I've blogged about the cloud of doubt that should hang over the annual proclamations made by the National Sleep Foundation during the highly-promoted National Sleep Awareness Week. The reason: special interests like sleeping pill makers fund the effort.
Now the Washington Post reports:
Americans are not as sleep-deprived as they think they are and, in fact, appear to be getting more Z's these days than they got a few years ago, according to an independent analysis of government statistics.The new findings run counter to the widespread public perception that Americans are getting less and less sleep because of increasing workplace demands and the plethora of distractions available around the clock on the Internet and cable television.
"Many Americans work too much, but most do not seem to be cutting corners on their sleep to do so," said John P. Robinson, a sociologist at the University of Maryland, who led the analysis with faculty colleague Steven Martin.
Their report, "Not So Deprived: Sleep in America, 1965-2005," scheduled for release by the university today, finds that Americans on average got 59 hours of sleep per week in 2005, the latest year for which precise statistics are available. That is three hours more than in 2000.

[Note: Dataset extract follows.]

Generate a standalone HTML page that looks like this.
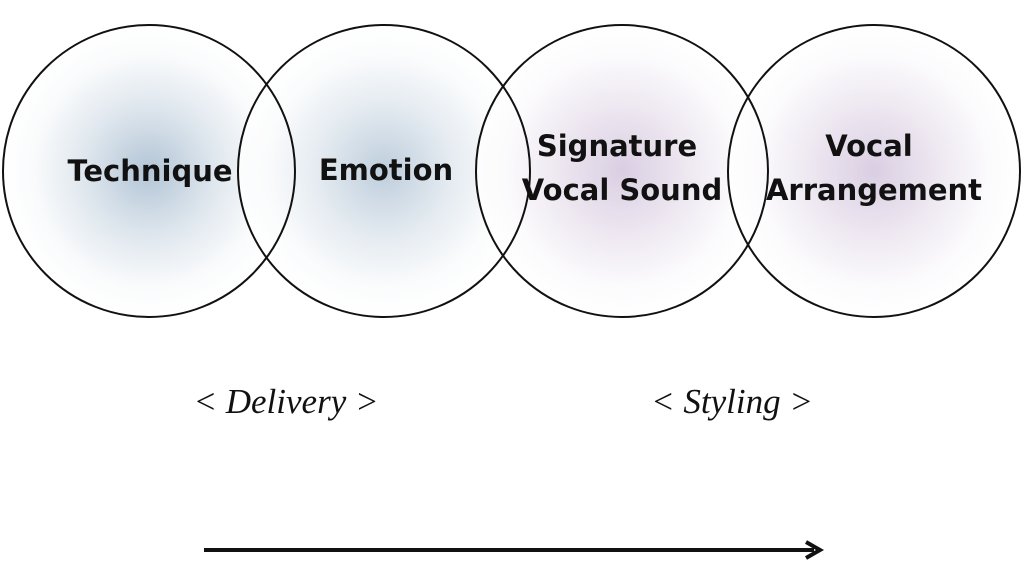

The new numbers contrast significantly with the 2008 "Sleep in America" poll, the oft-quoted survey conducted annually by the Washington-based National Sleep Foundation, which advocates for better diagnosis and treatment of sleep problems.
Released last week, that survey concluded that Americans get an average of 48 hours of sleep per week.

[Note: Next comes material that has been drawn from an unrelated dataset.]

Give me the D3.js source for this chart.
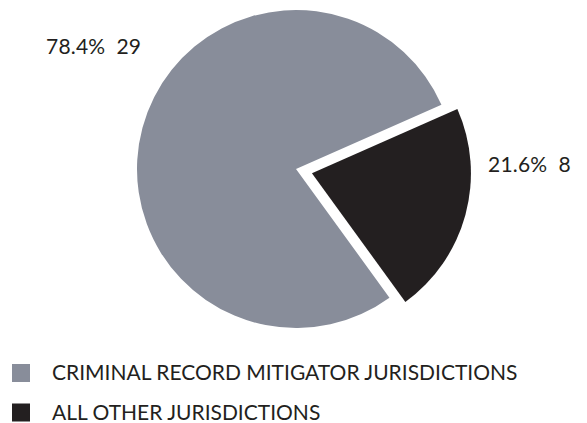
<!DOCTYPE html>
<html>
<head>
<meta charset="utf-8">
<script src="https://cdn.jsdelivr.net/npm/d3@7"></script>
<style>
  html, body { margin: 0; padding: 0; background: #fff; }
  svg { display: block; }
  text { font-family: Lato, "Open Sans", sans-serif; fill: #231f20; }
</style>
</head>
<body>
<svg id="chart" width="587" height="423"></svg>
<script>
// Jurisdiction counts
const categories = ["CRIMINAL RECORD MITIGATOR JURISDICTIONS", "ALL OTHER JURISDICTIONS"];
const counts = [29, 8];
const percentLabels = ["78.4%", "21.6%"];
const colors = ["#888d9a", "#231f20"];

const svg = d3.select("#chart");
const cx = 296, cy = 169, radius = 159;
const explode = [0, 16.5];

const pie = d3.pie()
  .sort(null)
  .startAngle(144 * Math.PI / 180)
  .endAngle(144 * Math.PI / 180 + 2 * Math.PI);
const arcs = pie(counts);
const arc = d3.arc().innerRadius(0).outerRadius(radius);

const g = svg.append("g").attr("transform", `translate(${cx},${cy})`);

g.selectAll("path.slice")
  .data(arcs)
  .join("path")
  .attr("class", "slice")
  .attr("fill", (d, i) => colors[i])
  .attr("transform", (d, i) => {
    const mid = (d.startAngle + d.endAngle) / 2;
    return `translate(${Math.sin(mid) * explode[i]},${-Math.cos(mid) * explode[i]})`;
  })
  .attr("d", arc);

// Value labels beside each slice
const labelPos = [[46 - cx, 54 - cy], [488 - cx, 172 - cy]];
g.selectAll("text.value")
  .data(arcs)
  .join("text")
  .attr("class", "value")
  .attr("x", (d, i) => labelPos[i][0])
  .attr("y", (d, i) => labelPos[i][1])
  .attr("font-size", 21)
  .attr("letter-spacing", 0.2)
  .attr("xml:space", "preserve")
  .text((d, i) => `${percentLabels[i]}  ${d.data}`);

// Legend
const legend = svg.append("g").attr("transform", "translate(12,364)");
const rows = legend.selectAll("g")
  .data(categories)
  .join("g")
  .attr("transform", (d, i) => `translate(0,${i * 39.5})`);
rows.append("rect")
  .attr("width", 18).attr("height", 18)
  .attr("fill", (d, i) => colors[i]);
rows.append("text")
  .attr("x", 40).attr("y", 16)
  .attr("font-size", 21)
  .text(d => d);
</script>
</body>
</html>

The difference, experts said, reflects the two groups' methodologies. The Sleep Foundation survey asks Americans to estimate how much sleep they typically get. By contrast, the Maryland analysis draws upon detailed "time-use" data collected by the U.S. Census Bureau for the Department of Labor Statistics. In that approach, individuals must account for every minute of the previous day.
"This gives us a much better picture of where the time goes than when people just make an estimate," Robinson said.